- Work to do
Count lines with the string "chart" in them. State the number alone.

(Dataset excerpt)
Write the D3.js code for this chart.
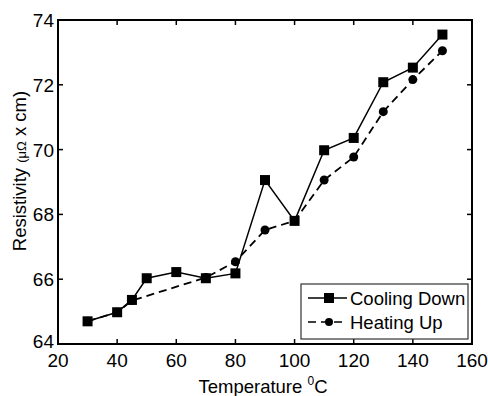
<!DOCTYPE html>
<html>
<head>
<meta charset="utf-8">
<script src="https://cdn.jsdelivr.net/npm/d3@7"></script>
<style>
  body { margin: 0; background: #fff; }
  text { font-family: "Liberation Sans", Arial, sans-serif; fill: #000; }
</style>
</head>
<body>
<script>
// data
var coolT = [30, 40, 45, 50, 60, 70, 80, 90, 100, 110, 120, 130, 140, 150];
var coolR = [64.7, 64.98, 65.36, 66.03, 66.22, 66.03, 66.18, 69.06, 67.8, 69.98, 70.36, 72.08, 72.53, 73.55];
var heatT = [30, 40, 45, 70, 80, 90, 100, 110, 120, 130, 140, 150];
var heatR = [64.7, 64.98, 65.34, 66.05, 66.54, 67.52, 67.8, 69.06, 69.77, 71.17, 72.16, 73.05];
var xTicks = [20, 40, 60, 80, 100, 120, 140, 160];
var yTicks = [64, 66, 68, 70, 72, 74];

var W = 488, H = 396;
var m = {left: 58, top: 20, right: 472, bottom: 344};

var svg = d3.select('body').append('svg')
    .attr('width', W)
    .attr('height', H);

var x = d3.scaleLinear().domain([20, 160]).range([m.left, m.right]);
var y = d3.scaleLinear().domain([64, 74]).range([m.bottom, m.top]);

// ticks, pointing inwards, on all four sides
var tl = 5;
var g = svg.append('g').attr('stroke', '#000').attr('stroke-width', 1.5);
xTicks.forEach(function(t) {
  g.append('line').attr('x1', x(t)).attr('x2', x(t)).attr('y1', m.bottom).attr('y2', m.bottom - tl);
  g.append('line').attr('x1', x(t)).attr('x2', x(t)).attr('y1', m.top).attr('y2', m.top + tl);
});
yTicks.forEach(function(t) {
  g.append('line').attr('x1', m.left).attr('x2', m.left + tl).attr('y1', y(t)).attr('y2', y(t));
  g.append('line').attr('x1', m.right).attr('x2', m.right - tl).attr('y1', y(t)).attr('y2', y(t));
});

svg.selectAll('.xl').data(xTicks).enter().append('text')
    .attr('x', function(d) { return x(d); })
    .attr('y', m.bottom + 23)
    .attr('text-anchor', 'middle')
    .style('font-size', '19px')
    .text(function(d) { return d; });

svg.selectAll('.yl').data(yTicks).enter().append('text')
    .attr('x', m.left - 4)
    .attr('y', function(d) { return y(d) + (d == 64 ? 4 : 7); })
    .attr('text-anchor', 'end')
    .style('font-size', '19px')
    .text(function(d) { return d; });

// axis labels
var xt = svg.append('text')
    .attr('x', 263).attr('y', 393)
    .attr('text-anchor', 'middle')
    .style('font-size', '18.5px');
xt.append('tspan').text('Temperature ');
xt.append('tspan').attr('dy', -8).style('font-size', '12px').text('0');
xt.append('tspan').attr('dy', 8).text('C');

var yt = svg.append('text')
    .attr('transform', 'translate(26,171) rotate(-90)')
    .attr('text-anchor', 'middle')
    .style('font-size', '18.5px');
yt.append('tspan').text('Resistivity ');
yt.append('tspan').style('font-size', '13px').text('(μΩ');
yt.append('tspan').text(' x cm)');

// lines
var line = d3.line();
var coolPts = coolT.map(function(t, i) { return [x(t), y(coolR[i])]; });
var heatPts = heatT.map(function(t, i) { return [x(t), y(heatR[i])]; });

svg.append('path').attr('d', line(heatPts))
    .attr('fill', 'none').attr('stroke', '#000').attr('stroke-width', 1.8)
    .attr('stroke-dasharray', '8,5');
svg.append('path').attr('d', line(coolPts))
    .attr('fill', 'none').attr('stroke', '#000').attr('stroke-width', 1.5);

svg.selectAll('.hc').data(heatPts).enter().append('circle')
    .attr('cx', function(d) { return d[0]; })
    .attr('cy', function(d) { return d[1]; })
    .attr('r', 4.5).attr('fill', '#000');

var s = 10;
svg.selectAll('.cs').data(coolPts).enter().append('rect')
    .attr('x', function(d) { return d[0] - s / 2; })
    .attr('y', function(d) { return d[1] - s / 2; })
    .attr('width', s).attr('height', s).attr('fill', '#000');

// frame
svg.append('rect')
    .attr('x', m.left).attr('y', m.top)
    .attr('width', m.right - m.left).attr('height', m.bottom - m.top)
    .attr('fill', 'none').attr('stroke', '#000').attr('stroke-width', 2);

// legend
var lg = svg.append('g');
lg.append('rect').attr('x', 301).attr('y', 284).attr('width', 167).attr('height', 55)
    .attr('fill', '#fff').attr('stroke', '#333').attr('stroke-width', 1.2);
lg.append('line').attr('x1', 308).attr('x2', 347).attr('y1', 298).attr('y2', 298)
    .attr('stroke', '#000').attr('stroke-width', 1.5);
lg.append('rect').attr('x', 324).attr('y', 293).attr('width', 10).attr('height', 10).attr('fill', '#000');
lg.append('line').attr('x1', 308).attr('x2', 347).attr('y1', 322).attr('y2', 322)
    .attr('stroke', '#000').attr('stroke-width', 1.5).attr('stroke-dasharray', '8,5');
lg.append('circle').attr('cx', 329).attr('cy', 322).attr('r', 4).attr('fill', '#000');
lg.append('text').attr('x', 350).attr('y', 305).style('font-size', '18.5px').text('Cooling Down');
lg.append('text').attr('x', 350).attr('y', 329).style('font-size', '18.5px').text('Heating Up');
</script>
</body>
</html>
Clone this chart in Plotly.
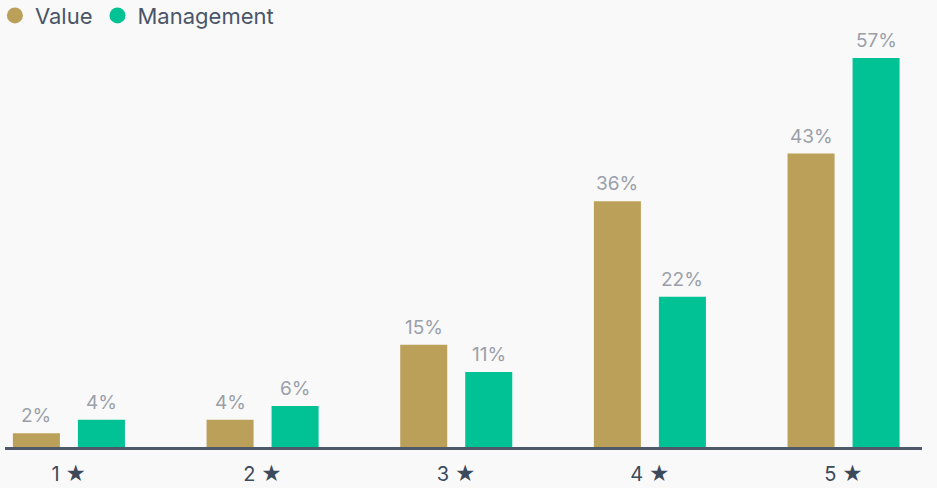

- Solution below
2